Günübirlik izlenimlerin, düşünce ve duyguların günü gününe, tarih atılarak yazılmasına dayanan yazı türüdür.
Günlük Türünün Özellikleri
1. Başkalarının okuması amacıyla yazılma zorunluluğu olmadığı için sanatsal kaygı azdır.
2. Günlük yazıldığı için inandırıcılığı yüksektir.
3. Yazarların kendi kendileriyle dertleşme, hesaplaşma, konuşma isteklerini kâğıt üzerinde yapmalarından doğmuş yazılardır.
4. Ünlü kişilerin günlükleri belge niteliği taşır.
5. İçtenlikle yazılmalıdır.
6. Gerçekleri ve yaşanılan olayları çarpıtmadan, değiştirmeden yansıtır.
7. Doğal bir anlatıma dayanmalıdır.
8. Eski dilde "rûznâme", yeni dilde "günce" de denilen bu yazı türü, gerçek yaşamdan kaynaklanır.
9. Günlük, edebiyatımızda gelişmiş bir tür değildir. Falih Rıfkı Atay ve Ömer Seyfettin'in az da olsa bu türde çalışmaları vardır. Nurullah Ataç, bu türde yazdıklarına "Günce" adını vermiş ve başarılı örnekler sunmuştur.

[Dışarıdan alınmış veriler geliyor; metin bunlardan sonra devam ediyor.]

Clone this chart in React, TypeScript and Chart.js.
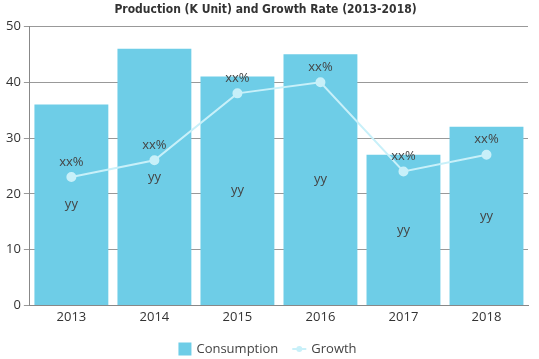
import React, { useEffect, useRef } from "react";
import { Chart, registerables } from "chart.js";

Chart.register(...registerables);

const categories = ["2013", "2014", "2015", "2016", "2017", "2018"];
const consumption = [36, 46, 41, 45, 27, 32];
const growth = [23, 26, 38, 40, 24, 27];
const barLabels = ["yy", "yy", "yy", "yy", "yy", "yy"];
const lineLabels = ["xx%", "xx%", "xx%", "xx%", "xx%", "xx%"];
const seriesNames = ["Consumption", "Growth"];

const BAR = "#6ECDE7";
const LINE = "#C8F0F9";
const FONT = "'Open Sans', 'DejaVu Sans', sans-serif";

const labelPlugin = {
  id: "valueLabels",
  afterDatasetsDraw(chart: any) {
    const ctx = chart.ctx;
    ctx.save();
    ctx.font = "13px " + FONT;
    ctx.fillStyle = "#444";
    ctx.textAlign = "center";
    ctx.textBaseline = "middle";
    const barMeta = chart.getDatasetMeta(0);
    barMeta.data.forEach((el: any, i: number) => {
      const y = (el.y + el.base) / 2;
      ctx.fillText(barLabels[i], el.x, y);
    });
    const lineMeta = chart.getDatasetMeta(1);
    lineMeta.data.forEach((el: any, i: number) => {
      ctx.fillText(lineLabels[i], el.x, el.y - 15);
    });
    ctx.restore();
  },
};

const legendPlugin = {
  id: "customLegend",
  afterDraw(chart: any) {
    const ctx = chart.ctx;
    ctx.save();
    ctx.font = "13px " + FONT;
    ctx.textBaseline = "middle";
    ctx.textAlign = "left";
    const y = 349;
    const w0 = ctx.measureText(seriesNames[0]).width;
    const w1 = ctx.measureText(seriesNames[1]).width;
    const total = 13 + 5 + w0 + 14 + 14 + 5 + w1;
    let x = chart.width / 2 - total / 2 - 2;
    ctx.fillStyle = BAR;
    ctx.fillRect(x, y - 6.5, 13, 13);
    x += 18;
    ctx.fillStyle = "#444";
    ctx.fillText(seriesNames[0], x, y);
    x += w0 + 14;
    ctx.strokeStyle = LINE;
    ctx.lineWidth = 2;
    ctx.beginPath();
    ctx.moveTo(x, y);
    ctx.lineTo(x + 14, y);
    ctx.stroke();
    ctx.fillStyle = LINE;
    ctx.beginPath();
    ctx.arc(x + 7, y, 3, 0, Math.PI * 2);
    ctx.fill();
    x += 19;
    ctx.fillStyle = "#444";
    ctx.fillText(seriesNames[1], x, y);
    ctx.restore();
  },
};

export default function App() {
  const ref = useRef<HTMLCanvasElement>(null);
  useEffect(() => {
    document.body.style.margin = "0";
    const chart = new Chart(ref.current!, {
      type: "bar",
      data: {
        labels: categories,
        datasets: [
          {
            type: "bar",
            label: seriesNames[0],
            data: consumption,
            backgroundColor: BAR,
            borderWidth: 0,
            barPercentage: 0.89,
            categoryPercentage: 1,
            order: 2,
          },
          {
            type: "line",
            label: seriesNames[1],
            data: growth,
            borderColor: LINE,
            backgroundColor: LINE,
            borderWidth: 2,
            pointRadius: 4,
            pointBackgroundColor: LINE,
            pointBorderColor: LINE,
            tension: 0,
            order: 1,
          },
        ] as any,
      },
      options: {
        animation: false,
        responsive: false,
        maintainAspectRatio: false,
        layout: { padding: { left: 3, right: 11, top: 0, bottom: 30 } },
        plugins: {
          title: {
            display: true,
            text: "Production (K Unit) and Growth Rate (2013-2018)",
            font: { family: "'DejaVu Sans Condensed', 'Liberation Sans Narrow', sans-serif", size: 12, weight: "bold" },
            color: "#333",
            padding: { top: 3, bottom: 9 },
          },
          legend: { display: false },
          tooltip: { enabled: false },
        },
        scales: {
          x: {
            grid: { display: false, drawOnChartArea: false, drawTicks: false },
            border: { display: true, color: "#888" },
            ticks: { color: "#333", font: { family: FONT, size: 13 }, padding: 4 },
          },
          y: {
            min: 0,
            max: 50,
            ticks: { stepSize: 10, color: "#333", font: { family: FONT, size: 13 }, padding: 3 },
            grid: { color: "#999", tickLength: 6 },
            border: { display: true, color: "#888" },
          },
        },
      } as any,
      plugins: [labelPlugin, legendPlugin],
    });
    return () => chart.destroy();
  }, []);
  return (
    <div style={{ width: 539, height: 359 }}>
      <canvas ref={ref} width={539} height={359} style={{ width: 539, height: 359, display: "block" }} />
    </div>
  );
}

NOT: Günlük türüyle anı türü arasındaki temel farklılık şudur: Günlükler olayların yaşandığı anlarda, sıcağı sıcağına yazılır. Ancak, anılar olaylar yaşandıktan çok sonra kaleme alınır.
Türk Edebiyatında Günlük
Türk edebiyatında Suut Kemal Yetkin, Seyit Kemal Karaalioğlu ve Oktay Akbal günlüklerini kitap olarak yayımlayan sanatçıların başında yer almaktadır. Ayrıca Oğuz Atay’ın “Günlük Bütün Eserleri”; Nihat Erim in “Günlükler”; Fevzi Çakmak’ın “Mareşal ve Günlükleri”, Salah Birsel’in “Papağanname Günlük” adlı eserleri bu türdedir.
Günlük-Anı Farkı
Anı ile günlük çoğu zaman karıştırılmaktadır. Günlük, adından anlaşılacağı üzere yaşanırken, günü gününe yazılır. Anı ise aradan zaman geçtikten sonra yazılır. Örneğin kişi günlüklerinden yararlanarak ileride bir anı kitabı kaleme alabilir. Günlük yazarı sadece kendisini ya da kendisini merkeze alarak çevresindekileri anlattığı hâlde; anı yazarları başkalarını anlatabilir.